begin DATA LINES
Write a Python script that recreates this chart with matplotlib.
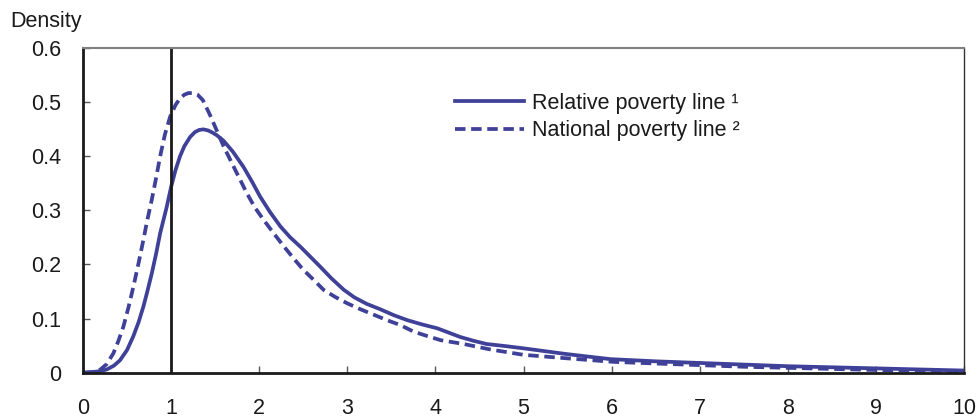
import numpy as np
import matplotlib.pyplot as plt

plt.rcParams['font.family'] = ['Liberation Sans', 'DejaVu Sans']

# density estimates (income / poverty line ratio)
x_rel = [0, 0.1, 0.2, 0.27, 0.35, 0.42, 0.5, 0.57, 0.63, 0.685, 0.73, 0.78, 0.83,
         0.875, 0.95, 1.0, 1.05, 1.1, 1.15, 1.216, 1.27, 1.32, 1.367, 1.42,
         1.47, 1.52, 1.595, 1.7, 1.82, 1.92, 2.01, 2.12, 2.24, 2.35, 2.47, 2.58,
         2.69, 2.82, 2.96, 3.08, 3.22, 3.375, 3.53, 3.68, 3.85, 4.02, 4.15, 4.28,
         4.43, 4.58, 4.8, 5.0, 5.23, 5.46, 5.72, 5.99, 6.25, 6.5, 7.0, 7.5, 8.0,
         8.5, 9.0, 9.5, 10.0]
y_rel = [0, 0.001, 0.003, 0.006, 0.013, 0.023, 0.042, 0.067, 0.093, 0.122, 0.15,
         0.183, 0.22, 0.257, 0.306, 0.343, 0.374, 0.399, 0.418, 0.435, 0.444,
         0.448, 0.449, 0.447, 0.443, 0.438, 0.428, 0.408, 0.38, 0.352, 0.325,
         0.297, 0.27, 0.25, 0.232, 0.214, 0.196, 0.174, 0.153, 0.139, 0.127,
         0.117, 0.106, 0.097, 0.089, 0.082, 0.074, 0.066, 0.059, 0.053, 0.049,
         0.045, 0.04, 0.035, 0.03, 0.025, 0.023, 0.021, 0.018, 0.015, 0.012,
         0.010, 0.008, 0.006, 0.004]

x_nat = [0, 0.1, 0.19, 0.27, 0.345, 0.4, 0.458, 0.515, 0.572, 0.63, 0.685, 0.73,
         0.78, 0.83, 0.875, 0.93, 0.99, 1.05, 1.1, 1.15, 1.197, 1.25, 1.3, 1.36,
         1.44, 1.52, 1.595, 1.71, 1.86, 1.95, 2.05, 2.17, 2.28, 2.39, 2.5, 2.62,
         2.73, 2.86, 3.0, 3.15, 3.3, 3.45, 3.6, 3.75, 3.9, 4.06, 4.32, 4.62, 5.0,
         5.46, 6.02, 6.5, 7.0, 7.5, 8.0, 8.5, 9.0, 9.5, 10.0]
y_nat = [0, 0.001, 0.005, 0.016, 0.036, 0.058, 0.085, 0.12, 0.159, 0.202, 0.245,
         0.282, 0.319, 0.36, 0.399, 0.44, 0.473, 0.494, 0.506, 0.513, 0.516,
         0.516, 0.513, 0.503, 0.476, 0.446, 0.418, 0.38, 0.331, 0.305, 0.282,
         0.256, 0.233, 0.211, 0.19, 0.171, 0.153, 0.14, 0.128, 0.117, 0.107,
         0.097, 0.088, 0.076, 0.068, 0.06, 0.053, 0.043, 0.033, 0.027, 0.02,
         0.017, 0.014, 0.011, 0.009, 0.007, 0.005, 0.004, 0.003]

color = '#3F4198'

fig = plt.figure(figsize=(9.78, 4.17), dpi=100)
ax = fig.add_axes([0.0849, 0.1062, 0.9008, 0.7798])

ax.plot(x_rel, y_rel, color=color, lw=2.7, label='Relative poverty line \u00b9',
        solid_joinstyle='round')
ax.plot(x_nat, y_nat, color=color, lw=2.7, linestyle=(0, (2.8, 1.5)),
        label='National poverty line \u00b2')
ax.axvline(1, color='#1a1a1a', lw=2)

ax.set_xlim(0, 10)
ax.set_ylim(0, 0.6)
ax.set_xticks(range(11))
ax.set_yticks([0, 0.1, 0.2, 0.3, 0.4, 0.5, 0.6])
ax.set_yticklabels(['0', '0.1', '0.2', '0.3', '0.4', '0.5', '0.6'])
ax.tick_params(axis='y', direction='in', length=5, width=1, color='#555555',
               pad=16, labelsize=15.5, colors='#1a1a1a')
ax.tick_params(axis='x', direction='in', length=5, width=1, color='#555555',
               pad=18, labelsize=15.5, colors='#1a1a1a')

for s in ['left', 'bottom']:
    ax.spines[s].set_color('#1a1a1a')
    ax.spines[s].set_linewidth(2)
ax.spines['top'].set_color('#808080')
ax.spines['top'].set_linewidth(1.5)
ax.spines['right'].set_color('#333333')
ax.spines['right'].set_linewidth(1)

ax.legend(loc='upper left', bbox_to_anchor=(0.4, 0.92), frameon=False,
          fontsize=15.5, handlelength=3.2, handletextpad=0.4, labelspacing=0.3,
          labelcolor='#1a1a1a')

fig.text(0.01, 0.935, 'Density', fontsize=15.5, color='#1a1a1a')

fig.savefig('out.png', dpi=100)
end DATA LINES
TO DO
Return exactly what appears from the opening line of the material through the line with "plt.rcParams['font.family'] = ['Liberation", apart from the pictures.

WORKED SOLUTION
Write a Python script that recreates this chart with matplotlib.
import numpy as np
import matplotlib.pyplot as plt

plt.rcParams['font.family'] = ['Liberation Sans', 'DejaVu Sans']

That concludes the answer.